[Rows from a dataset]
╭──

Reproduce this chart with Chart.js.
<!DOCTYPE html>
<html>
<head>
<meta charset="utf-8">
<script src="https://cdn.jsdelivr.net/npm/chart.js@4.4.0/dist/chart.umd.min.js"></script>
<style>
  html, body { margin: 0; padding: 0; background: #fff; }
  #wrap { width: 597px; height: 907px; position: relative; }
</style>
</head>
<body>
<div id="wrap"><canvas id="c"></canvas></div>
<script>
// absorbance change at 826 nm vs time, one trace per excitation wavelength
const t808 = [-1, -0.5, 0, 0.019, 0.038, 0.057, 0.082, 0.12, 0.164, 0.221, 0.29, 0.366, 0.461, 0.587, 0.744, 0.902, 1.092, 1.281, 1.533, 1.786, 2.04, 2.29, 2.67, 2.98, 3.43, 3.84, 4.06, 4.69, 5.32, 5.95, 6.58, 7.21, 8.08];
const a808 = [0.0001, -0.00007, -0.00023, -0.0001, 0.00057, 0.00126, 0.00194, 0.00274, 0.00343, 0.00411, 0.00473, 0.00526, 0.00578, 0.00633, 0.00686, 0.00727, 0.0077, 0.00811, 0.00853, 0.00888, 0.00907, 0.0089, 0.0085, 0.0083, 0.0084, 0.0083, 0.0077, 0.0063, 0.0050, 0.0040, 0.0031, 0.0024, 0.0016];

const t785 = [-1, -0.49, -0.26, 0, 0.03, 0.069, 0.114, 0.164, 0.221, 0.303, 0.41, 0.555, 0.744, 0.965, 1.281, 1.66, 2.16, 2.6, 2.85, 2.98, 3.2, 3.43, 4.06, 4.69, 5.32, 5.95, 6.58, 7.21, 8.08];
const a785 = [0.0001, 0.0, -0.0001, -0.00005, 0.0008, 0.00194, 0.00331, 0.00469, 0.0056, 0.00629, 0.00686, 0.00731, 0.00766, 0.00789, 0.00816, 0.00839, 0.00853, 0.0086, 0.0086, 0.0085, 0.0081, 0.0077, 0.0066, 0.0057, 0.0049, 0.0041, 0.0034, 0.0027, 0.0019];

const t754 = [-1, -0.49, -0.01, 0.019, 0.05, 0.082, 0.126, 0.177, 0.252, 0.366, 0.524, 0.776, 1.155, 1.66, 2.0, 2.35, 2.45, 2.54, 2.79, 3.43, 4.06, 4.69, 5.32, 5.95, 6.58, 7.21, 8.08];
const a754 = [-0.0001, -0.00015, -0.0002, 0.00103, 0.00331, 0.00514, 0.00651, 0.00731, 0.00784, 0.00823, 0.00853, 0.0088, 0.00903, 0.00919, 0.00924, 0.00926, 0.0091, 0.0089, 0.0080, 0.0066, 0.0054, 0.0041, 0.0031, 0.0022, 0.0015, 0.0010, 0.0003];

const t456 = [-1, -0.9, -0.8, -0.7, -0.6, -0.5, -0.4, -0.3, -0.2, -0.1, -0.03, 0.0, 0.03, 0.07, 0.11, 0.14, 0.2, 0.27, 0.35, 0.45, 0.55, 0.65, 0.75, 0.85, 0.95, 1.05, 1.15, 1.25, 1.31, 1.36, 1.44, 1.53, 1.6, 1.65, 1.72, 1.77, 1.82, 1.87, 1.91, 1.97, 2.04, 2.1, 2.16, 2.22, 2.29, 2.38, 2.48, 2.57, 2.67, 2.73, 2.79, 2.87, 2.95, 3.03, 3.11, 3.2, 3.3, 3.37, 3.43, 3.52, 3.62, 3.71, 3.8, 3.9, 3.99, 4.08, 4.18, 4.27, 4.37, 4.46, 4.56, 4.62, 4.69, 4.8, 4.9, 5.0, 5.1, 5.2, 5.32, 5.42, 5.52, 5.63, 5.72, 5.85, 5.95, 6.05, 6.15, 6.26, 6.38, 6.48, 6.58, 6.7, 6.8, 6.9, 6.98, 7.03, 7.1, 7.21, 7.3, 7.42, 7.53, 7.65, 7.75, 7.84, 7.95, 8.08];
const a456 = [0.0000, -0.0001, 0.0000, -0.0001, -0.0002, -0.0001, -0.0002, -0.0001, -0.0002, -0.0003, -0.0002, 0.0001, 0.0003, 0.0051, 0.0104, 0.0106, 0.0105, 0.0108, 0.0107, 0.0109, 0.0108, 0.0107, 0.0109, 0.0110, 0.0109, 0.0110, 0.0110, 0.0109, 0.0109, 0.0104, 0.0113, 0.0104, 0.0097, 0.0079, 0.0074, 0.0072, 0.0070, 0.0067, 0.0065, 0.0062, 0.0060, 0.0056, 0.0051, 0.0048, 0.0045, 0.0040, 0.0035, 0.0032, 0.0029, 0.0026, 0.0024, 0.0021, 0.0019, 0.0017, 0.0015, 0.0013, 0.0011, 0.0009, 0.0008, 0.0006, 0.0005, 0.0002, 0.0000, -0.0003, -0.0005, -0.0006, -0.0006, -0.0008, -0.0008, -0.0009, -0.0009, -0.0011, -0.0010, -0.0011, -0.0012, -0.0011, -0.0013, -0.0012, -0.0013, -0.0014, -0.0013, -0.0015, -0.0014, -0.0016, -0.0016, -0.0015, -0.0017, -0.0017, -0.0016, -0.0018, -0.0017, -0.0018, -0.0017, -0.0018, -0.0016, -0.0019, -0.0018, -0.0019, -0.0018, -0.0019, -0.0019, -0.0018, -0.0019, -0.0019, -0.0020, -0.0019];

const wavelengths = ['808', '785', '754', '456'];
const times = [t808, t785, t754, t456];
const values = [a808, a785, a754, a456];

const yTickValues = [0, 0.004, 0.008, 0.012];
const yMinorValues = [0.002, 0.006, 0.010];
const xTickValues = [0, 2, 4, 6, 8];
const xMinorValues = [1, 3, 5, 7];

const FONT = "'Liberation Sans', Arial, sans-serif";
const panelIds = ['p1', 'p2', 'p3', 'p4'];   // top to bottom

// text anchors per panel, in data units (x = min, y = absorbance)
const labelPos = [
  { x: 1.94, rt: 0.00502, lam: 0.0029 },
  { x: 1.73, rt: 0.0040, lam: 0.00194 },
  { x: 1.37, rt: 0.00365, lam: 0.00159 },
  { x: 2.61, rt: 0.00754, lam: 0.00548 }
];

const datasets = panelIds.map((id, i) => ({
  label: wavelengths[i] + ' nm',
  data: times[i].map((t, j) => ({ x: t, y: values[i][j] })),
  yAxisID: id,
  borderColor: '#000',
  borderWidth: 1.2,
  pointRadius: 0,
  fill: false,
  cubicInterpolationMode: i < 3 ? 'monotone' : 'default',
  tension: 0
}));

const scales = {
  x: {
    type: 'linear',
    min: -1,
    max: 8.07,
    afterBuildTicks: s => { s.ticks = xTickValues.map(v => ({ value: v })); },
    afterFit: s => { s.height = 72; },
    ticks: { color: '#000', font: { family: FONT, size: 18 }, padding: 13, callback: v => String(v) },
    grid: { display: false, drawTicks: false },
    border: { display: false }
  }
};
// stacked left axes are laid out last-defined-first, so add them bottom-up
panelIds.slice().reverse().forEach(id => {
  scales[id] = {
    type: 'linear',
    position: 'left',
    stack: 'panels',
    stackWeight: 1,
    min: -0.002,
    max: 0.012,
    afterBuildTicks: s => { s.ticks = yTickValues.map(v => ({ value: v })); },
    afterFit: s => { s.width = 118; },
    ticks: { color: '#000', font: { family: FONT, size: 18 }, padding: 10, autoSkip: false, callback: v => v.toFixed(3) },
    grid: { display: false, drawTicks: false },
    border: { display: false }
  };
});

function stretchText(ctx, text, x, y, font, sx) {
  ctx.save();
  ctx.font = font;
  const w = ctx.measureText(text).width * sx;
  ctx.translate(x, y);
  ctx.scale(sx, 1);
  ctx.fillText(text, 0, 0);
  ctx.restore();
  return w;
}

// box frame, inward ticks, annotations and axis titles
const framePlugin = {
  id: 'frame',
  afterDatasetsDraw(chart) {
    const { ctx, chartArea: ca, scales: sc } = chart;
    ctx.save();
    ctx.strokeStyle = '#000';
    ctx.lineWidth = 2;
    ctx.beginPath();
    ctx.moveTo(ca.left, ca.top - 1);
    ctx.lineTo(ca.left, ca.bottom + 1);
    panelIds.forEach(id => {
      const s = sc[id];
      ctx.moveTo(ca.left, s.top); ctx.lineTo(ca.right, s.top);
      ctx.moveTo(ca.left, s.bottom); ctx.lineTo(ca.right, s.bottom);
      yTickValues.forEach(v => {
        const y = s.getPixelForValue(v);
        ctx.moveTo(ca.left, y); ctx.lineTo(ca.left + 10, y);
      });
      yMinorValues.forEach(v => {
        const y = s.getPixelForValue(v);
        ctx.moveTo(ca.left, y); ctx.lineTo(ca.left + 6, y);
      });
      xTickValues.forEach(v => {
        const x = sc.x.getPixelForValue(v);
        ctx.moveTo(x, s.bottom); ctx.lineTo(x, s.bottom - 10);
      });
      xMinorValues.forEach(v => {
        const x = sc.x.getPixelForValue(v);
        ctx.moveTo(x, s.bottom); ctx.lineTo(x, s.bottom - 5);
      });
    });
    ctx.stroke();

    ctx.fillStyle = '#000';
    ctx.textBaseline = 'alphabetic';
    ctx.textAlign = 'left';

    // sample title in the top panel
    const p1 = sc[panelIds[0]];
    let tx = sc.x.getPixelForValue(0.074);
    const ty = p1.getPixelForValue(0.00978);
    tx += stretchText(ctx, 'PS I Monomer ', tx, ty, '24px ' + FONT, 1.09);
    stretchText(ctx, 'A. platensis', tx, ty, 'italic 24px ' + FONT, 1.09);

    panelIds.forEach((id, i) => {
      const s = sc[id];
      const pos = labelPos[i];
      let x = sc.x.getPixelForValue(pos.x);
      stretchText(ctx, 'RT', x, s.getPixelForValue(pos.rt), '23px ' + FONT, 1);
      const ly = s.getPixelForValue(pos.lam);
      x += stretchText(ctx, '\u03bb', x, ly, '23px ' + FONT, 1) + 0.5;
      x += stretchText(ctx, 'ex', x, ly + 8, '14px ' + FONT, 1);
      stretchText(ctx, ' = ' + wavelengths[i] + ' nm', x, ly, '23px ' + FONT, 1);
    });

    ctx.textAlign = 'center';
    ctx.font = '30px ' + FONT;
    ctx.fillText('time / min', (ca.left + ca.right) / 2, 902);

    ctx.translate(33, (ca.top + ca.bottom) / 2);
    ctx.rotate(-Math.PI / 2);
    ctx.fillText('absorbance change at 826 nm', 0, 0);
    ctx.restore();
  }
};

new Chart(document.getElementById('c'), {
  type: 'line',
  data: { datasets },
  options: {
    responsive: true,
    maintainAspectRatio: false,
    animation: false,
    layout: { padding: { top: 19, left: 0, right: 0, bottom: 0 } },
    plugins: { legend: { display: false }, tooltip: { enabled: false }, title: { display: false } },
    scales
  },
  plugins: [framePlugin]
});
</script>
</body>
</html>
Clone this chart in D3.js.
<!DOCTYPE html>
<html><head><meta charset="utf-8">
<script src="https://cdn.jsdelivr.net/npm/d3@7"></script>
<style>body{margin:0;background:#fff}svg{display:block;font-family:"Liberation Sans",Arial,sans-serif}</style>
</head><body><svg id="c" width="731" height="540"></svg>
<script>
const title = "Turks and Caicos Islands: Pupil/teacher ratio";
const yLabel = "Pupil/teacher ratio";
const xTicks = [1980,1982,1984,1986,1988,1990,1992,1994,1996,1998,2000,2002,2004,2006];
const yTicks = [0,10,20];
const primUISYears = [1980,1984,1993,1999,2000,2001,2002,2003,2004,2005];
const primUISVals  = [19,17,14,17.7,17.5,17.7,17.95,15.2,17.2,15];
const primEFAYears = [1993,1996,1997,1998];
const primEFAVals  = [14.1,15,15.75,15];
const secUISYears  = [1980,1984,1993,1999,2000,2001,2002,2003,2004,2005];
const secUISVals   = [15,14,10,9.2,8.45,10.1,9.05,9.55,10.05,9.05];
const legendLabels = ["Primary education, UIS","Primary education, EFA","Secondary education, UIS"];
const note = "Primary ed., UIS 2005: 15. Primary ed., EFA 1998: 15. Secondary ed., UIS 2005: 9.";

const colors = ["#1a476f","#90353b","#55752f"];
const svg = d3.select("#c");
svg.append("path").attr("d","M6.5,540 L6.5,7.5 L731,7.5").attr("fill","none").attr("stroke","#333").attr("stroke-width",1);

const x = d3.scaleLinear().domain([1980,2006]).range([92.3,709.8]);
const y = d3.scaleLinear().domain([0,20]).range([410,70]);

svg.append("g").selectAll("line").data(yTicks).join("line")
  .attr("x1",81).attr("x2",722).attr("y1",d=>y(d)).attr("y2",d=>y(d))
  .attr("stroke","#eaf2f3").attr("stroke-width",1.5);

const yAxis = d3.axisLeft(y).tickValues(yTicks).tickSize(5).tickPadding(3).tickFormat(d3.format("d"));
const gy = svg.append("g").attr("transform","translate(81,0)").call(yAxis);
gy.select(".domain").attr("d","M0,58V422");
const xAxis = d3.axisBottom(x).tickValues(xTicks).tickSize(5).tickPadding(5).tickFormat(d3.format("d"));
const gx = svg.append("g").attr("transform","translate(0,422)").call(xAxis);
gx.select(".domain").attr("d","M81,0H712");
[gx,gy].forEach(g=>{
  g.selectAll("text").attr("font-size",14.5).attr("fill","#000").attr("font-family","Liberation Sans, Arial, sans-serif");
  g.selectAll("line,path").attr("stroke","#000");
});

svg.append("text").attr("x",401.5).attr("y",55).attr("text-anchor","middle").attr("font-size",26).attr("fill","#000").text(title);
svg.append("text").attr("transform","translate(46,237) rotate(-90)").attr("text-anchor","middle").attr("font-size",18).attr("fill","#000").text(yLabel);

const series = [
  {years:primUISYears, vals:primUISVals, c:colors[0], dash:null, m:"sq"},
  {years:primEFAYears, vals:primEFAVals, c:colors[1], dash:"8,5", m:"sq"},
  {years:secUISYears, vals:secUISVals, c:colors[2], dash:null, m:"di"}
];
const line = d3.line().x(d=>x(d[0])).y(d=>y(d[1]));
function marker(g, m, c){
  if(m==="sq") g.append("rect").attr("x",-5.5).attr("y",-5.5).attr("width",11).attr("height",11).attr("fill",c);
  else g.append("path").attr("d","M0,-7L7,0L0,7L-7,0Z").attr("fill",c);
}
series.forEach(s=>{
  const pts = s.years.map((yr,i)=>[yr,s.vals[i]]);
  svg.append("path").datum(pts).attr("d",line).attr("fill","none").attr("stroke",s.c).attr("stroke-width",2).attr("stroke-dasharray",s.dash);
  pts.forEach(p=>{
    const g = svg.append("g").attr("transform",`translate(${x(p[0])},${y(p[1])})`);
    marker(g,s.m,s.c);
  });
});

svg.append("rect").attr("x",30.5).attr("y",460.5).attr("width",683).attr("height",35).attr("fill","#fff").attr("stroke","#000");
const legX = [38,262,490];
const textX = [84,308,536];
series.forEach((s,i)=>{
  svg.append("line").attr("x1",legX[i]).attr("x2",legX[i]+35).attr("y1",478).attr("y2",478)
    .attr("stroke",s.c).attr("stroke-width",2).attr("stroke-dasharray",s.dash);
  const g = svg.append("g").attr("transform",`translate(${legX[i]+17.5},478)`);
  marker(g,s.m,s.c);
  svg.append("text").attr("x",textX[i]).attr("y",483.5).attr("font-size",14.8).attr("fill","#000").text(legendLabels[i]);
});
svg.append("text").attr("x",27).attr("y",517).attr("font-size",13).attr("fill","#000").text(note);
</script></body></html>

╰──

TASK INSTRUCTIONS:
The lines from the start of the entries above through the line containing "0.0015, 0.0010, 0.0003];" are the ones to return, please; copy them exactly and include both ends.

EXPECTED ANSWER:
Reproduce this chart with Chart.js.
<!DOCTYPE html>
<html>
<head>
<meta charset="utf-8">
<script src="https://cdn.jsdelivr.net/npm/chart.js@4.4.0/dist/chart.umd.min.js"></script>
<style>
  html, body { margin: 0; padding: 0; background: #fff; }
  #wrap { width: 597px; height: 907px; position: relative; }
</style>
</head>
<body>
<div id="wrap"><canvas id="c"></canvas></div>
<script>
// absorbance change at 826 nm vs time, one trace per excitation wavelength
const t808 = [-1, -0.5, 0, 0.019, 0.038, 0.057, 0.082, 0.12, 0.164, 0.221, 0.29, 0.366, 0.461, 0.587, 0.744, 0.902, 1.092, 1.281, 1.533, 1.786, 2.04, 2.29, 2.67, 2.98, 3.43, 3.84, 4.06, 4.69, 5.32, 5.95, 6.58, 7.21, 8.08];
const a808 = [0.0001, -0.00007, -0.00023, -0.0001, 0.00057, 0.00126, 0.00194, 0.00274, 0.00343, 0.00411, 0.00473, 0.00526, 0.00578, 0.00633, 0.00686, 0.00727, 0.0077, 0.00811, 0.00853, 0.00888, 0.00907, 0.0089, 0.0085, 0.0083, 0.0084, 0.0083, 0.0077, 0.0063, 0.0050, 0.0040, 0.0031, 0.0024, 0.0016];

const t785 = [-1, -0.49, -0.26, 0, 0.03, 0.069, 0.114, 0.164, 0.221, 0.303, 0.41, 0.555, 0.744, 0.965, 1.281, 1.66, 2.16, 2.6, 2.85, 2.98, 3.2, 3.43, 4.06, 4.69, 5.32, 5.95, 6.58, 7.21, 8.08];
const a785 = [0.0001, 0.0, -0.0001, -0.00005, 0.0008, 0.00194, 0.00331, 0.00469, 0.0056, 0.00629, 0.00686, 0.00731, 0.00766, 0.00789, 0.00816, 0.00839, 0.00853, 0.0086, 0.0086, 0.0085, 0.0081, 0.0077, 0.0066, 0.0057, 0.0049, 0.0041, 0.0034, 0.0027, 0.0019];

const t754 = [-1, -0.49, -0.01, 0.019, 0.05, 0.082, 0.126, 0.177, 0.252, 0.366, 0.524, 0.776, 1.155, 1.66, 2.0, 2.35, 2.45, 2.54, 2.79, 3.43, 4.06, 4.69, 5.32, 5.95, 6.58, 7.21, 8.08];
const a754 = [-0.0001, -0.00015, -0.0002, 0.00103, 0.00331, 0.00514, 0.00651, 0.00731, 0.00784, 0.00823, 0.00853, 0.0088, 0.00903, 0.00919, 0.00924, 0.00926, 0.0091, 0.0089, 0.0080, 0.0066, 0.0054, 0.0041, 0.0031, 0.0022, 0.0015, 0.0010, 0.0003];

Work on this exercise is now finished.